Requirement:
Return precisely the span of lines from the top of the material below to the line containing "var seriesValues = [b5, b10, b20];", both included. Pictures are excluded.

Data shown:
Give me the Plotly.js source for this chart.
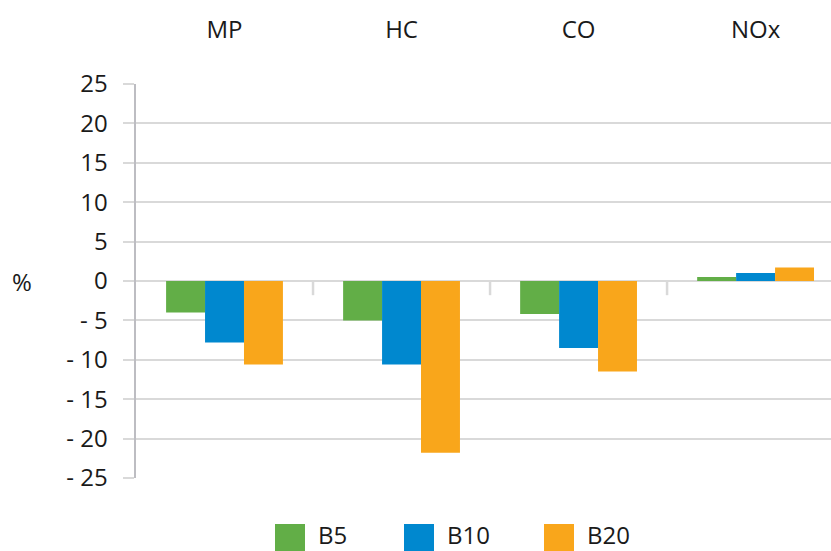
<!DOCTYPE html>
<html>
<head>
<meta charset="utf-8">
<script src="https://cdn.plot.ly/plotly-3.0.1.min.js"></script>
<style>html,body{margin:0;padding:0;background:#fff;overflow:hidden;}</style>
</head>
<body>
<div id="chart" style="width:831px;height:551px;"></div>
<script>
var categories = ["MP", "HC", "CO", "NOx"];
var seriesNames = ["B5", "B10", "B20"];
var b5 = [-4.0, -5.0, -4.2, 0.5];
var b10 = [-7.8, -10.6, -8.5, 1.0];
var b20 = [-10.6, -21.8, -11.5, 1.7];
var yTickVals = [25, 20, 15, 10, 5, 0, -5, -10, -15, -20, -25];
var yTickText = ["25", "20", "15", "10", "5", "0", "- 5", "- 10", "- 15", "- 20", "- 25"];
var colors = ["#62ae47", "#0088cf", "#f9a61b"];
var seriesValues = [b5, b10, b20];

var fontFam = "'Open Sans', 'Noto Sans', sans-serif";
var traces = seriesValues.map(function (vals, i) {
  return {
    type: "bar", x: categories, y: vals, name: seriesNames[i],
    marker: { color: colors[i], line: { width: 0 } },
    showlegend: false, hoverinfo: "x+y+name"
  };
});

var shapes = [];
for (var i = 1; i < categories.length; i++) {
  shapes.push({ type: "line", xref: "x", yref: "y", x0: i - 0.5, x1: i - 0.5, y0: 0, y1: -1.8,
    line: { color: "#d9d9d9", width: 2.5 } });
}
var annotations = [{
  text: "%", xref: "paper", yref: "y", x: -0.164, y: 0, xanchor: "center", yanchor: "middle",
  showarrow: false, font: { family: fontFam, size: 24, color: "#1a1a1a" }
}];
// custom legend
var legX = [275, 404, 544];
seriesNames.forEach(function (n, i) {
  var x0 = (legX[i] - 136) / 695, x1 = (legX[i] + 30 - 136) / 695;
  shapes.push({ type: "rect", xref: "paper", yref: "paper", x0: x0, x1: x1,
    y0: (478 - 551) / 394, y1: (478 - 524) / 394, fillcolor: colors[i], line: { width: 0 } });
  annotations.push({ text: n, xref: "paper", yref: "paper", x: (legX[i] + 41 - 136) / 695,
    y: (478 - 534) / 394, xanchor: "left", yanchor: "middle", showarrow: false,
    font: { family: fontFam, size: 24, color: "#1a1a1a" } });
});

var layout = {
  width: 831, height: 551,
  margin: { l: 136, r: 0, t: 84, b: 73, pad: 0 },
  paper_bgcolor: "#fff", plot_bgcolor: "#fff",
  barmode: "group", bargap: 0.34, bargroupgap: 0,
  font: { family: fontFam, size: 24, color: "#1a1a1a" },
  xaxis: {
    type: "category", side: "top", range: [-0.5, 3.426],
    showgrid: false, showline: false, zeroline: false, ticks: "",
    ticklabelstandoff: 40,
    tickfont: { family: fontFam, size: 24, color: "#1a1a1a" }
  },
  yaxis: {
    range: [-25, 25], tickvals: yTickVals, ticktext: yTickText,
    showgrid: true, gridcolor: "#d9d9d9", gridwidth: 2, zeroline: false,
    ticks: "outside", ticklen: 11, tickcolor: "#d9d9d9", tickwidth: 2,
    showline: true, linecolor: "#bdbdc2", linewidth: 2.5,
    ticklabelstandoff: 10,
    tickfont: { family: fontFam, size: 24, color: "#1a1a1a" }
  },
  shapes: shapes, annotations: annotations, showlegend: false
};
Plotly.newPlot("chart", traces, layout, { displayModeBar: false, staticPlot: true });
</script>
</body>
</html>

Answer to the exercise:
Give me the Plotly.js source for this chart.
<!DOCTYPE html>
<html>
<head>
<meta charset="utf-8">
<script src="https://cdn.plot.ly/plotly-3.0.1.min.js"></script>
<style>html,body{margin:0;padding:0;background:#fff;overflow:hidden;}</style>
</head>
<body>
<div id="chart" style="width:831px;height:551px;"></div>
<script>
var categories = ["MP", "HC", "CO", "NOx"];
var seriesNames = ["B5", "B10", "B20"];
var b5 = [-4.0, -5.0, -4.2, 0.5];
var b10 = [-7.8, -10.6, -8.5, 1.0];
var b20 = [-10.6, -21.8, -11.5, 1.7];
var yTickVals = [25, 20, 15, 10, 5, 0, -5, -10, -15, -20, -25];
var yTickText = ["25", "20", "15", "10", "5", "0", "- 5", "- 10", "- 15", "- 20", "- 25"];
var colors = ["#62ae47", "#0088cf", "#f9a61b"];
var seriesValues = [b5, b10, b20];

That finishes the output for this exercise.